Work to complete → Word for word, quote all of the material, omitting the pictures.

Listing →
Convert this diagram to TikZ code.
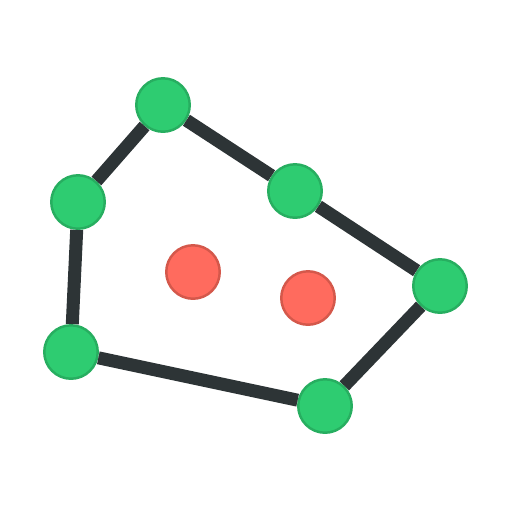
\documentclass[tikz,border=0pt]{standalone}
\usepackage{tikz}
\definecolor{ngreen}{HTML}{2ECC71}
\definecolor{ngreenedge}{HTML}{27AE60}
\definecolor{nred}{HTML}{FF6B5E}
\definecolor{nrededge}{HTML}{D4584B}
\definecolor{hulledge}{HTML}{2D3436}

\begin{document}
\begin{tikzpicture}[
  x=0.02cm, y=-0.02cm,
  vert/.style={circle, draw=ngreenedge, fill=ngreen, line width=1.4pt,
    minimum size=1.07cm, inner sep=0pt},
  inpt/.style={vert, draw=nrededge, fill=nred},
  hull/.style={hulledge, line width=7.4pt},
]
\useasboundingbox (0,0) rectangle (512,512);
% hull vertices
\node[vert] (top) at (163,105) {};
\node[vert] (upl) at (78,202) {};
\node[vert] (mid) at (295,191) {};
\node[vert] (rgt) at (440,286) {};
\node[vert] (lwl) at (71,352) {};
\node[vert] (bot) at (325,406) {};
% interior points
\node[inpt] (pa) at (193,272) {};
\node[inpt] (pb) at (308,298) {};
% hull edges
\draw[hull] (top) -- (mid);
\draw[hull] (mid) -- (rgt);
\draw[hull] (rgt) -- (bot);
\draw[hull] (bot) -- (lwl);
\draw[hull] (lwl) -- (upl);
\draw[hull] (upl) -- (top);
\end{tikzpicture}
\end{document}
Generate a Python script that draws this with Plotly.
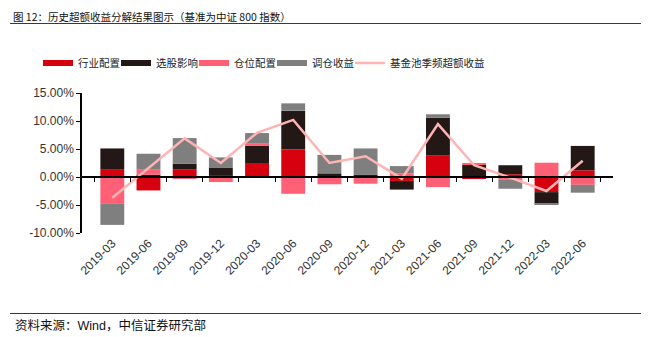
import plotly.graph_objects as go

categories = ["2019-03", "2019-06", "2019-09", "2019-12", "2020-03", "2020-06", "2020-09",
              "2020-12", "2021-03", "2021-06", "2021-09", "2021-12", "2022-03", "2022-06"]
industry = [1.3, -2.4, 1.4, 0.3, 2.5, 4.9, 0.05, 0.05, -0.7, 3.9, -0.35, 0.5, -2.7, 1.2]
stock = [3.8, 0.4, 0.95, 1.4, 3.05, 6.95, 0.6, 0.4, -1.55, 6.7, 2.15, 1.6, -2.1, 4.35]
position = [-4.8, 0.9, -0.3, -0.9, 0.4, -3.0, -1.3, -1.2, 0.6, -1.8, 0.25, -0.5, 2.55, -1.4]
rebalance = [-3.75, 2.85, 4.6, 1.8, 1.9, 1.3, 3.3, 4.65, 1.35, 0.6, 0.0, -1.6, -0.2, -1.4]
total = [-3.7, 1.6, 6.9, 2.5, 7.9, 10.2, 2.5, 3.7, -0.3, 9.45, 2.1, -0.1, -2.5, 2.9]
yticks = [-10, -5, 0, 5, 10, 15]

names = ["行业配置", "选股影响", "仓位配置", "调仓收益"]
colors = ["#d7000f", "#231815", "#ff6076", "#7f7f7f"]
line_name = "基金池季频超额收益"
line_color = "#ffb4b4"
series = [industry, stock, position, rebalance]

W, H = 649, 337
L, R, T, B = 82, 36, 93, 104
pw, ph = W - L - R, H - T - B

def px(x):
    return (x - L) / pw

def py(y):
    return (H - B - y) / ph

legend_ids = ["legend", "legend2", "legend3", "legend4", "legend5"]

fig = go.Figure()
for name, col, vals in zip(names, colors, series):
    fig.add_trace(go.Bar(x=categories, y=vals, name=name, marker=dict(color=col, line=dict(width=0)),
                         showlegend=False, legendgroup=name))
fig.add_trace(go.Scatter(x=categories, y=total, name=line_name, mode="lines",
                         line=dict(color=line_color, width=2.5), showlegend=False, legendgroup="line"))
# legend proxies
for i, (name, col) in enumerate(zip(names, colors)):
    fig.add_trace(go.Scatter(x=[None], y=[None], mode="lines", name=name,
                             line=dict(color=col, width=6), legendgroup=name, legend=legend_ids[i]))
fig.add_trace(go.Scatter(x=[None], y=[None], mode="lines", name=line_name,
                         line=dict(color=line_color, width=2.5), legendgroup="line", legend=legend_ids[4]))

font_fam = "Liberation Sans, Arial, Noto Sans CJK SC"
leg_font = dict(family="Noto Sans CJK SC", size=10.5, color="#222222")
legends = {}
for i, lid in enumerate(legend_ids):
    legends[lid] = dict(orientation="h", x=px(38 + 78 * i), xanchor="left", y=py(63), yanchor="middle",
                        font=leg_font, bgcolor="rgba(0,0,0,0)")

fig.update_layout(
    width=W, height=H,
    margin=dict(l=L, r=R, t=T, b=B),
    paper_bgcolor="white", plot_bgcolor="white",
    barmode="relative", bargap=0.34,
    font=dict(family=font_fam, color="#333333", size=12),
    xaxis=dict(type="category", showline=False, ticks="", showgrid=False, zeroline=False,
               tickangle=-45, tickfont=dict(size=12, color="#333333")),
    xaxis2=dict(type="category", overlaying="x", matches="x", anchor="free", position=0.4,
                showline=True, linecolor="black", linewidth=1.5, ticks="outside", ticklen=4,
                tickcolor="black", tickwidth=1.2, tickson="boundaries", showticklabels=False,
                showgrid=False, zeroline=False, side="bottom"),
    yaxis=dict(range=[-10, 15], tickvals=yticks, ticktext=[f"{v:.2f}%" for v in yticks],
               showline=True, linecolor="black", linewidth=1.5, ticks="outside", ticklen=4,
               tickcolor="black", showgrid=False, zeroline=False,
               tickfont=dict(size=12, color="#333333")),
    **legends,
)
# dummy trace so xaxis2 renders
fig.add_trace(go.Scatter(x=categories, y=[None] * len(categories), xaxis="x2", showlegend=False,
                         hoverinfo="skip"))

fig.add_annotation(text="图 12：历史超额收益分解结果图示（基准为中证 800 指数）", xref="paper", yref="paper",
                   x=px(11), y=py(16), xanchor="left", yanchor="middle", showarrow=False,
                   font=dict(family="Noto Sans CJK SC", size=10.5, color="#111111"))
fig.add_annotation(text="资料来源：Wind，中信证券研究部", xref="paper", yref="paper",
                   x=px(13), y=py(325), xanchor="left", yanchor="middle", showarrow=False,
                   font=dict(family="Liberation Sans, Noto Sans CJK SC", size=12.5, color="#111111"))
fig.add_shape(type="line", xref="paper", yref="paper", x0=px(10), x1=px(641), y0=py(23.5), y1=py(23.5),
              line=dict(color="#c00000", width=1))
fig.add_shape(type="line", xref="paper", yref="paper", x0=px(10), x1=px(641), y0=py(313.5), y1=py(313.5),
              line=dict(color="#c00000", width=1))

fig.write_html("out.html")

Answer below →
Convert this diagram to TikZ code.
\documentclass[tikz,border=0pt]{standalone}
\usepackage{tikz}
\definecolor{ngreen}{HTML}{2ECC71}
\definecolor{ngreenedge}{HTML}{27AE60}
\definecolor{nred}{HTML}{FF6B5E}
\definecolor{nrededge}{HTML}{D4584B}
\definecolor{hulledge}{HTML}{2D3436}

\begin{document}
\begin{tikzpicture}[
  x=0.02cm, y=-0.02cm,
  vert/.style={circle, draw=ngreenedge, fill=ngreen, line width=1.4pt,
    minimum size=1.07cm, inner sep=0pt},
  inpt/.style={vert, draw=nrededge, fill=nred},
  hull/.style={hulledge, line width=7.4pt},
]
\useasboundingbox (0,0) rectangle (512,512);
% hull vertices
\node[vert] (top) at (163,105) {};
\node[vert] (upl) at (78,202) {};
\node[vert] (mid) at (295,191) {};
\node[vert] (rgt) at (440,286) {};
\node[vert] (lwl) at (71,352) {};
\node[vert] (bot) at (325,406) {};
% interior points
\node[inpt] (pa) at (193,272) {};
\node[inpt] (pb) at (308,298) {};
% hull edges
\draw[hull] (top) -- (mid);
\draw[hull] (mid) -- (rgt);
\draw[hull] (rgt) -- (bot);
\draw[hull] (bot) -- (lwl);
\draw[hull] (lwl) -- (upl);
\draw[hull] (upl) -- (top);
\end{tikzpicture}
\end{document}
Generate a Python script that draws this with Plotly.
import plotly.graph_objects as go

categories = ["2019-03", "2019-06", "2019-09", "2019-12", "2020-03", "2020-06", "2020-09",
              "2020-12", "2021-03", "2021-06", "2021-09", "2021-12", "2022-03", "2022-06"]
industry = [1.3, -2.4, 1.4, 0.3, 2.5, 4.9, 0.05, 0.05, -0.7, 3.9, -0.35, 0.5, -2.7, 1.2]
stock = [3.8, 0.4, 0.95, 1.4, 3.05, 6.95, 0.6, 0.4, -1.55, 6.7, 2.15, 1.6, -2.1, 4.35]
position = [-4.8, 0.9, -0.3, -0.9, 0.4, -3.0, -1.3, -1.2, 0.6, -1.8, 0.25, -0.5, 2.55, -1.4]
rebalance = [-3.75, 2.85, 4.6, 1.8, 1.9, 1.3, 3.3, 4.65, 1.35, 0.6, 0.0, -1.6, -0.2, -1.4]
total = [-3.7, 1.6, 6.9, 2.5, 7.9, 10.2, 2.5, 3.7, -0.3, 9.45, 2.1, -0.1, -2.5, 2.9]
yticks = [-10, -5, 0, 5, 10, 15]

names = ["行业配置", "选股影响", "仓位配置", "调仓收益"]
colors = ["#d7000f", "#231815", "#ff6076", "#7f7f7f"]
line_name = "基金池季频超额收益"
line_color = "#ffb4b4"
series = [industry, stock, position, rebalance]

W, H = 649, 337
L, R, T, B = 82, 36, 93, 104
pw, ph = W - L - R, H - T - B

def px(x):
    return (x - L) / pw

def py(y):
    return (H - B - y) / ph

legend_ids = ["legend", "legend2", "legend3", "legend4", "legend5"]

fig = go.Figure()
for name, col, vals in zip(names, colors, series):
    fig.add_trace(go.Bar(x=categories, y=vals, name=name, marker=dict(color=col, line=dict(width=0)),
                         showlegend=False, legendgroup=name))
fig.add_trace(go.Scatter(x=categories, y=total, name=line_name, mode="lines",
                         line=dict(color=line_color, width=2.5), showlegend=False, legendgroup="line"))
# legend proxies
for i, (name, col) in enumerate(zip(names, colors)):
    fig.add_trace(go.Scatter(x=[None], y=[None], mode="lines", name=name,
                             line=dict(color=col, width=6), legendgroup=name, legend=legend_ids[i]))
fig.add_trace(go.Scatter(x=[None], y=[None], mode="lines", name=line_name,
                         line=dict(color=line_color, width=2.5), legendgroup="line", legend=legend_ids[4]))

font_fam = "Liberation Sans, Arial, Noto Sans CJK SC"
leg_font = dict(family="Noto Sans CJK SC", size=10.5, color="#222222")
legends = {}
for i, lid in enumerate(legend_ids):
    legends[lid] = dict(orientation="h", x=px(38 + 78 * i), xanchor="left", y=py(63), yanchor="middle",
                        font=leg_font, bgcolor="rgba(0,0,0,0)")

fig.update_layout(
    width=W, height=H,
    margin=dict(l=L, r=R, t=T, b=B),
    paper_bgcolor="white", plot_bgcolor="white",
    barmode="relative", bargap=0.34,
    font=dict(family=font_fam, color="#333333", size=12),
    xaxis=dict(type="category", showline=False, ticks="", showgrid=False, zeroline=False,
               tickangle=-45, tickfont=dict(size=12, color="#333333")),
    xaxis2=dict(type="category", overlaying="x", matches="x", anchor="free", position=0.4,
                showline=True, linecolor="black", linewidth=1.5, ticks="outside", ticklen=4,
                tickcolor="black", tickwidth=1.2, tickson="boundaries", showticklabels=False,
                showgrid=False, zeroline=False, side="bottom"),
    yaxis=dict(range=[-10, 15], tickvals=yticks, ticktext=[f"{v:.2f}%" for v in yticks],
               showline=True, linecolor="black", linewidth=1.5, ticks="outside", ticklen=4,
               tickcolor="black", showgrid=False, zeroline=False,
               tickfont=dict(size=12, color="#333333")),
    **legends,
)
# dummy trace so xaxis2 renders
fig.add_trace(go.Scatter(x=categories, y=[None] * len(categories), xaxis="x2", showlegend=False,
                         hoverinfo="skip"))

fig.add_annotation(text="图 12：历史超额收益分解结果图示（基准为中证 800 指数）", xref="paper", yref="paper",
                   x=px(11), y=py(16), xanchor="left", yanchor="middle", showarrow=False,
                   font=dict(family="Noto Sans CJK SC", size=10.5, color="#111111"))
fig.add_annotation(text="资料来源：Wind，中信证券研究部", xref="paper", yref="paper",
                   x=px(13), y=py(325), xanchor="left", yanchor="middle", showarrow=False,
                   font=dict(family="Liberation Sans, Noto Sans CJK SC", size=12.5, color="#111111"))
fig.add_shape(type="line", xref="paper", yref="paper", x0=px(10), x1=px(641), y0=py(23.5), y1=py(23.5),
              line=dict(color="#c00000", width=1))
fig.add_shape(type="line", xref="paper", yref="paper", x0=px(10), x1=px(641), y0=py(313.5), y1=py(313.5),
              line=dict(color="#c00000", width=1))

fig.write_html("out.html")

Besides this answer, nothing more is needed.